## [YOUR OBJECTIVE]
Starting at the top of the listing, extract every line up to and including the one with "const RAD = Math.PI / 180;". Pictures stay out of the copy.

>> begin

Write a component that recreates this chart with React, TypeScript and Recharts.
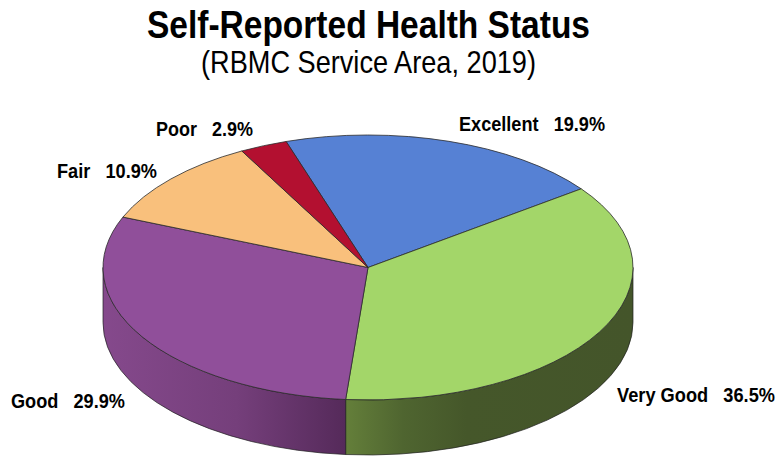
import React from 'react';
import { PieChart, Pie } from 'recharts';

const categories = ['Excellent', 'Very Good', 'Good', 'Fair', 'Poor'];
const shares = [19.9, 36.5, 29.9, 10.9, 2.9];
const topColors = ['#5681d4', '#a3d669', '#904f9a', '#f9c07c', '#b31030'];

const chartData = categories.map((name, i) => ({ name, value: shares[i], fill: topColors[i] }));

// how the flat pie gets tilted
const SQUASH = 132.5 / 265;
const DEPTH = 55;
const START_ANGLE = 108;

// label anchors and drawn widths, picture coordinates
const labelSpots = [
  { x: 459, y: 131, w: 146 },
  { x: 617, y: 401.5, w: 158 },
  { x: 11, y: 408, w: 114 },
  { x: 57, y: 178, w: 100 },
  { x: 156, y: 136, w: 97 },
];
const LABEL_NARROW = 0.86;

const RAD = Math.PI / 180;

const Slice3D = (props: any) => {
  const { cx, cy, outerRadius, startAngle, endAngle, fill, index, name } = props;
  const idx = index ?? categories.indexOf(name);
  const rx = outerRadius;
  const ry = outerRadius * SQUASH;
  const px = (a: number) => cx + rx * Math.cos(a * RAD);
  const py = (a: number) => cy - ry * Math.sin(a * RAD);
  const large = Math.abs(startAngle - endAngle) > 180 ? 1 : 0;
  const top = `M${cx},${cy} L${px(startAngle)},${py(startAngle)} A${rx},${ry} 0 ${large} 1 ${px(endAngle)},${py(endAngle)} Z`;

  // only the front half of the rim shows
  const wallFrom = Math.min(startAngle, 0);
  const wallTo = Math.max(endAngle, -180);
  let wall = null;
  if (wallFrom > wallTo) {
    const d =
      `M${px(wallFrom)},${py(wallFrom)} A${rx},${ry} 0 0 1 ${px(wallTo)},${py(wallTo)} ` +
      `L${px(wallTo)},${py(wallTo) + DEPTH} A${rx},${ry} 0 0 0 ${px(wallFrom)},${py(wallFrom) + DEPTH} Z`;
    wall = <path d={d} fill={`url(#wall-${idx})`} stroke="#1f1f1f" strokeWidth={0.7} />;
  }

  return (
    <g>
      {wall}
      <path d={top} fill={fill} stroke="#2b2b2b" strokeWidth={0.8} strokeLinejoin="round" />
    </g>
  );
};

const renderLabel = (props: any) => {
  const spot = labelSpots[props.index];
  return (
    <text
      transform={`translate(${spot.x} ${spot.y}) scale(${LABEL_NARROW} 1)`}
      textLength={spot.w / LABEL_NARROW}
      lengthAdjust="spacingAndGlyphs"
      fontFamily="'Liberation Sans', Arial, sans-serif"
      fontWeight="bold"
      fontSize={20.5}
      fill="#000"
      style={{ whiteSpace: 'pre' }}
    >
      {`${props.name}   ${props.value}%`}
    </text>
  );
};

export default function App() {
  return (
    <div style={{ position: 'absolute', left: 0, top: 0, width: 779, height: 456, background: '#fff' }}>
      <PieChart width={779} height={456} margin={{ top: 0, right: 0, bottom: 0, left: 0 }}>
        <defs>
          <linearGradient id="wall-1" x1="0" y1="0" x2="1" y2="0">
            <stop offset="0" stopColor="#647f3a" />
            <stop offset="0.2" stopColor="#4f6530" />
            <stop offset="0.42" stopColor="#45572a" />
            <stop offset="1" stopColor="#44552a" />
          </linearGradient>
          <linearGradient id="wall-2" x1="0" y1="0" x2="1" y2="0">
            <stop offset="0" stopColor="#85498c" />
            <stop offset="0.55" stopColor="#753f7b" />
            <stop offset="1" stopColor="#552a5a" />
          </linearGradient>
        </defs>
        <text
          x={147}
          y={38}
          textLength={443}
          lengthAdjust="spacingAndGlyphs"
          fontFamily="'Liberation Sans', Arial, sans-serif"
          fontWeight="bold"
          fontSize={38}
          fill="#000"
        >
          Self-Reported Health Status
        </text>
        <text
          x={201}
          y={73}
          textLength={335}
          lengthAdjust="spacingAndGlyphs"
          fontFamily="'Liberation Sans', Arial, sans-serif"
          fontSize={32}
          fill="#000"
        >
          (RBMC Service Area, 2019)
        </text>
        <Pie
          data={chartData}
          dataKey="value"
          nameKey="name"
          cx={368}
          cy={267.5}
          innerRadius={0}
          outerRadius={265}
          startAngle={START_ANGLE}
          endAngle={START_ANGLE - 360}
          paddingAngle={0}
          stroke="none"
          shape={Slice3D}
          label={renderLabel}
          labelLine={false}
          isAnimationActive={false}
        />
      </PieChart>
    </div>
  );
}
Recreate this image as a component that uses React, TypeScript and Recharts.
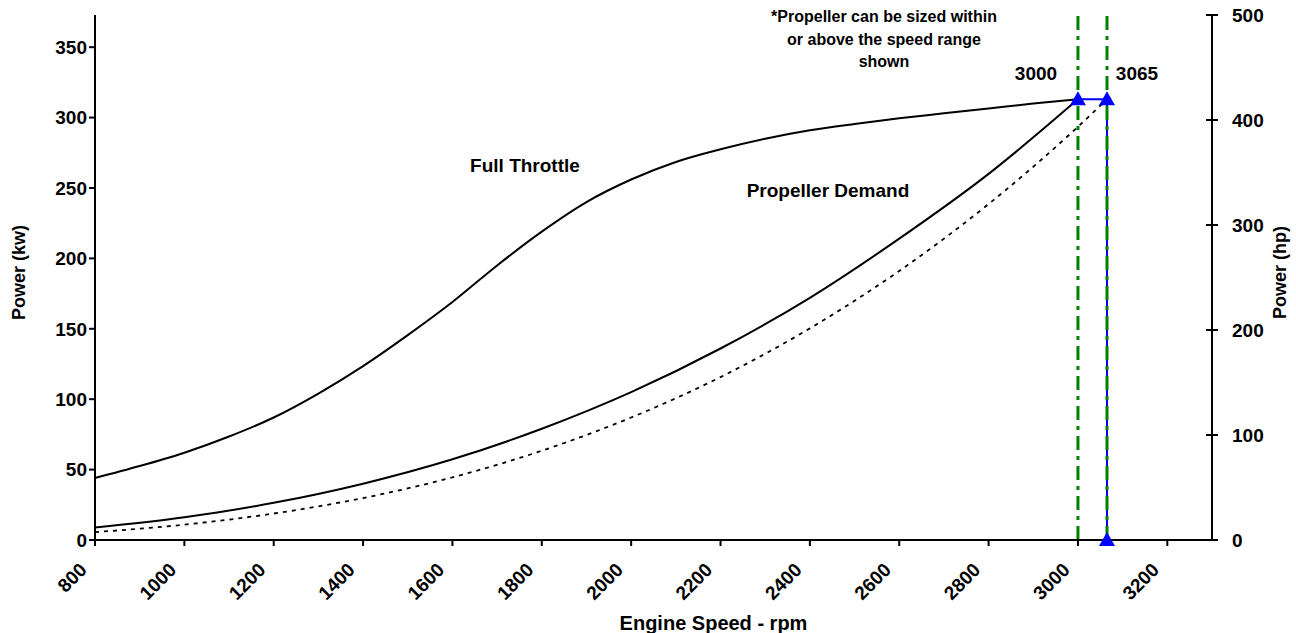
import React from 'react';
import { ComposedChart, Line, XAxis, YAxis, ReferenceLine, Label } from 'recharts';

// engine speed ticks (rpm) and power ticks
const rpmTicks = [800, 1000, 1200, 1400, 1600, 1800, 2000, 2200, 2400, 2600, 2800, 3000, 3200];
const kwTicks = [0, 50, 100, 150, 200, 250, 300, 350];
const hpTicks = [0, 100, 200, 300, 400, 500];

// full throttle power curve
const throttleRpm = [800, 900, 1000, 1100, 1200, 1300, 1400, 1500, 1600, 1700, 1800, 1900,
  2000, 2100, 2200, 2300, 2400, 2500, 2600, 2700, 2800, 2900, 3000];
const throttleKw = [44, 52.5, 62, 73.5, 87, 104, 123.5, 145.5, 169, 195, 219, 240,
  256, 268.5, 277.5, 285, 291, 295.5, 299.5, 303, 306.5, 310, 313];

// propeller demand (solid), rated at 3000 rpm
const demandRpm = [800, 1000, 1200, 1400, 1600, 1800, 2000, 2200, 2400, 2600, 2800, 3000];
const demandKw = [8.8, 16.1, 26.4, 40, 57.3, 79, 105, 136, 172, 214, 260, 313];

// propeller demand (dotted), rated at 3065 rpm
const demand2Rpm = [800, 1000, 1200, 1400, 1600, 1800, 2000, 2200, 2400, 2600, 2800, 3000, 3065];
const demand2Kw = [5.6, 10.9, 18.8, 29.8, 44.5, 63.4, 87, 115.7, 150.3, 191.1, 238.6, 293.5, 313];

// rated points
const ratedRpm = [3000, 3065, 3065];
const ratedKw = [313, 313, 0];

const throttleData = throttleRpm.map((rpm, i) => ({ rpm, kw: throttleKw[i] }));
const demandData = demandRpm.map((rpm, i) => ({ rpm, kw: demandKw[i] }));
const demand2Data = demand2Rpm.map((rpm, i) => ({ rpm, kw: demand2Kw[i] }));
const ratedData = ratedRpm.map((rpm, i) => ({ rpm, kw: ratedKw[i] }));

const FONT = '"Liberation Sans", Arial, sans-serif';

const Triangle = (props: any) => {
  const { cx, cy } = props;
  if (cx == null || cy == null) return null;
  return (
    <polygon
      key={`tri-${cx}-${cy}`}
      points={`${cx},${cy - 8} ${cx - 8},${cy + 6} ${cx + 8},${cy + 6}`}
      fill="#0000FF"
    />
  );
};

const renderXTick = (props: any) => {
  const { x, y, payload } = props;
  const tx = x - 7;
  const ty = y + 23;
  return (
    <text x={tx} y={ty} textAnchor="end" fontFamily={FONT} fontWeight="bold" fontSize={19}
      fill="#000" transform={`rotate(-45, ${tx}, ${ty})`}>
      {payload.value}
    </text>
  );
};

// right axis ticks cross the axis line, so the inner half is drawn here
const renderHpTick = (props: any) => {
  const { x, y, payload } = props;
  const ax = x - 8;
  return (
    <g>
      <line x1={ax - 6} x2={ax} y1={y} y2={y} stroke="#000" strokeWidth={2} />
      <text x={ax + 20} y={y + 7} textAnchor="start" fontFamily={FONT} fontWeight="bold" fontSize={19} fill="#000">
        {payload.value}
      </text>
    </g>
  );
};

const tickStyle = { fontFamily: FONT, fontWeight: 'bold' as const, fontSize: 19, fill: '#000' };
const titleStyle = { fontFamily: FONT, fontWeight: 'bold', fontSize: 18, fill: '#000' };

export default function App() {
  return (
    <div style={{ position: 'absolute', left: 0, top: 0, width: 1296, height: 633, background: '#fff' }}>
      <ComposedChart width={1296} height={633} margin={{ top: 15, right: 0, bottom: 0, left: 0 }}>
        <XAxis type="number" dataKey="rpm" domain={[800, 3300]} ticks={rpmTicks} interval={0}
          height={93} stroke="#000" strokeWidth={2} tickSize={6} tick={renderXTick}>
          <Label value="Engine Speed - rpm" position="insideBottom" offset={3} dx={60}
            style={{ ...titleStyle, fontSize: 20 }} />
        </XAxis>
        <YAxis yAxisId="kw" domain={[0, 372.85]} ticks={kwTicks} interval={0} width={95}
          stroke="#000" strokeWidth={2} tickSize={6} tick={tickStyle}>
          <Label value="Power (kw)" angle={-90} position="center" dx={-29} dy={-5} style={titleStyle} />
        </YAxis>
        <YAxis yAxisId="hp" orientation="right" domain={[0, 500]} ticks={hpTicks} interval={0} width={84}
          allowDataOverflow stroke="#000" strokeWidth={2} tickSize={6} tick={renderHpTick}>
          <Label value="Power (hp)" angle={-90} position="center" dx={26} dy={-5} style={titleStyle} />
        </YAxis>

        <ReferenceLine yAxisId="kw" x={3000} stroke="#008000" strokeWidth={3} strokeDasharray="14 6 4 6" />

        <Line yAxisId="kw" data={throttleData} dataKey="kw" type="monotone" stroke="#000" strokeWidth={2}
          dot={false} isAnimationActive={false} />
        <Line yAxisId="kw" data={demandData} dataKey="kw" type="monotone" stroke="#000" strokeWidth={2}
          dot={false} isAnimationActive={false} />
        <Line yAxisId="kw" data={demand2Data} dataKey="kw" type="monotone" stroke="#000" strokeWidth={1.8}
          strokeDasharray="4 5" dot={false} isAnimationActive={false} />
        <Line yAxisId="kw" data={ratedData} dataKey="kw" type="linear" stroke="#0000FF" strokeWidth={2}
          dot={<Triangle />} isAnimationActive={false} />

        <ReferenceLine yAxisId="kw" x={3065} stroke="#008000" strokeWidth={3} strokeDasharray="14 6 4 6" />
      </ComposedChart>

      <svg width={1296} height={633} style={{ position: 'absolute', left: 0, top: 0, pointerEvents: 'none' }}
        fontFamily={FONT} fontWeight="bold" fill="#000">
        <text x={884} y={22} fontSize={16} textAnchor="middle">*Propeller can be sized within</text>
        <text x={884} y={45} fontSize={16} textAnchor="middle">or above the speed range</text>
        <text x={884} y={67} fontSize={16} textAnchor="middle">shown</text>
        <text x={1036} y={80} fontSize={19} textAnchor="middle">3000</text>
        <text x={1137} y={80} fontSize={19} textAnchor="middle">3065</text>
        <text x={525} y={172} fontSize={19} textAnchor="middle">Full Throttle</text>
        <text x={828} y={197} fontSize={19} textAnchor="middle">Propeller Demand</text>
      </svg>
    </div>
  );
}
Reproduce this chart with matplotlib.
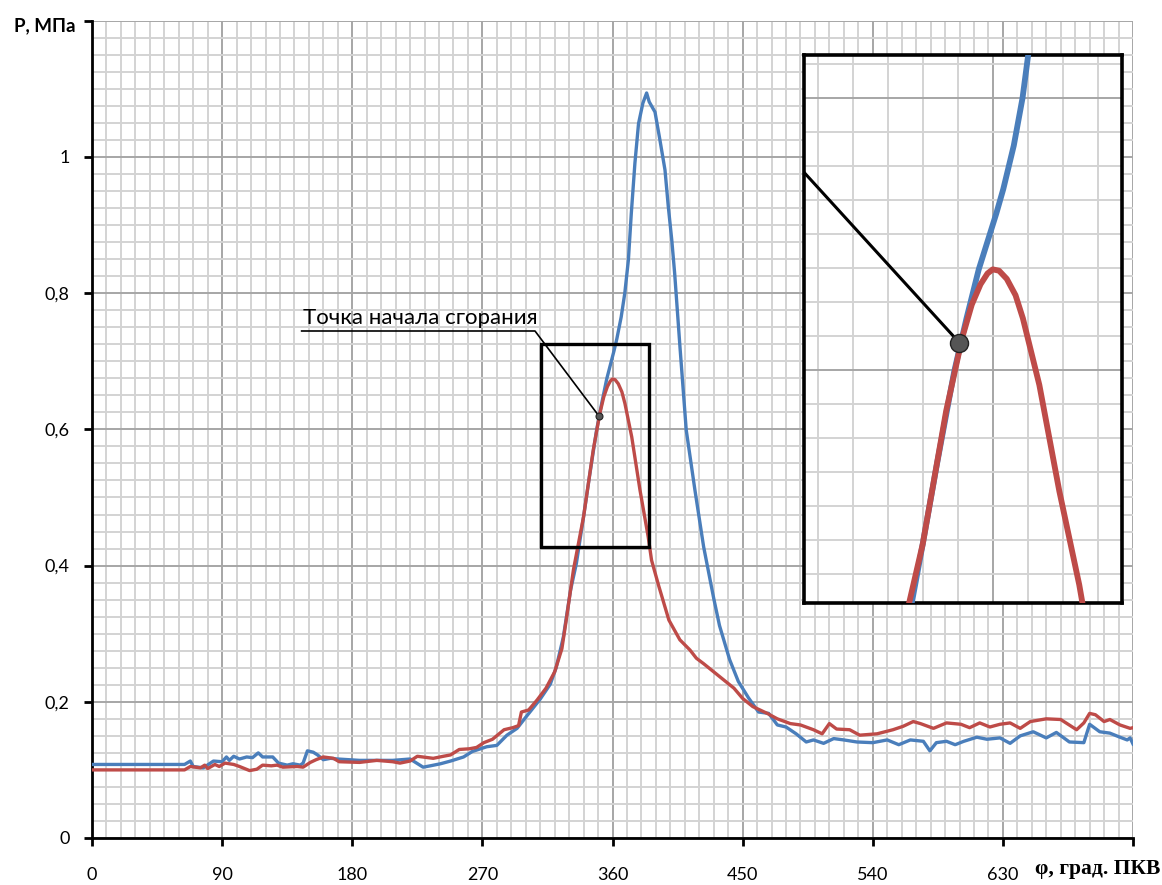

>> end

## [THE ANSWER]
Write a component that recreates this chart with React, TypeScript and Recharts.
import React from 'react';
import { PieChart, Pie } from 'recharts';

const categories = ['Excellent', 'Very Good', 'Good', 'Fair', 'Poor'];
const shares = [19.9, 36.5, 29.9, 10.9, 2.9];
const topColors = ['#5681d4', '#a3d669', '#904f9a', '#f9c07c', '#b31030'];

const chartData = categories.map((name, i) => ({ name, value: shares[i], fill: topColors[i] }));

// how the flat pie gets tilted
const SQUASH = 132.5 / 265;
const DEPTH = 55;
const START_ANGLE = 108;

// label anchors and drawn widths, picture coordinates
const labelSpots = [
  { x: 459, y: 131, w: 146 },
  { x: 617, y: 401.5, w: 158 },
  { x: 11, y: 408, w: 114 },
  { x: 57, y: 178, w: 100 },
  { x: 156, y: 136, w: 97 },
];
const LABEL_NARROW = 0.86;

const RAD = Math.PI / 180;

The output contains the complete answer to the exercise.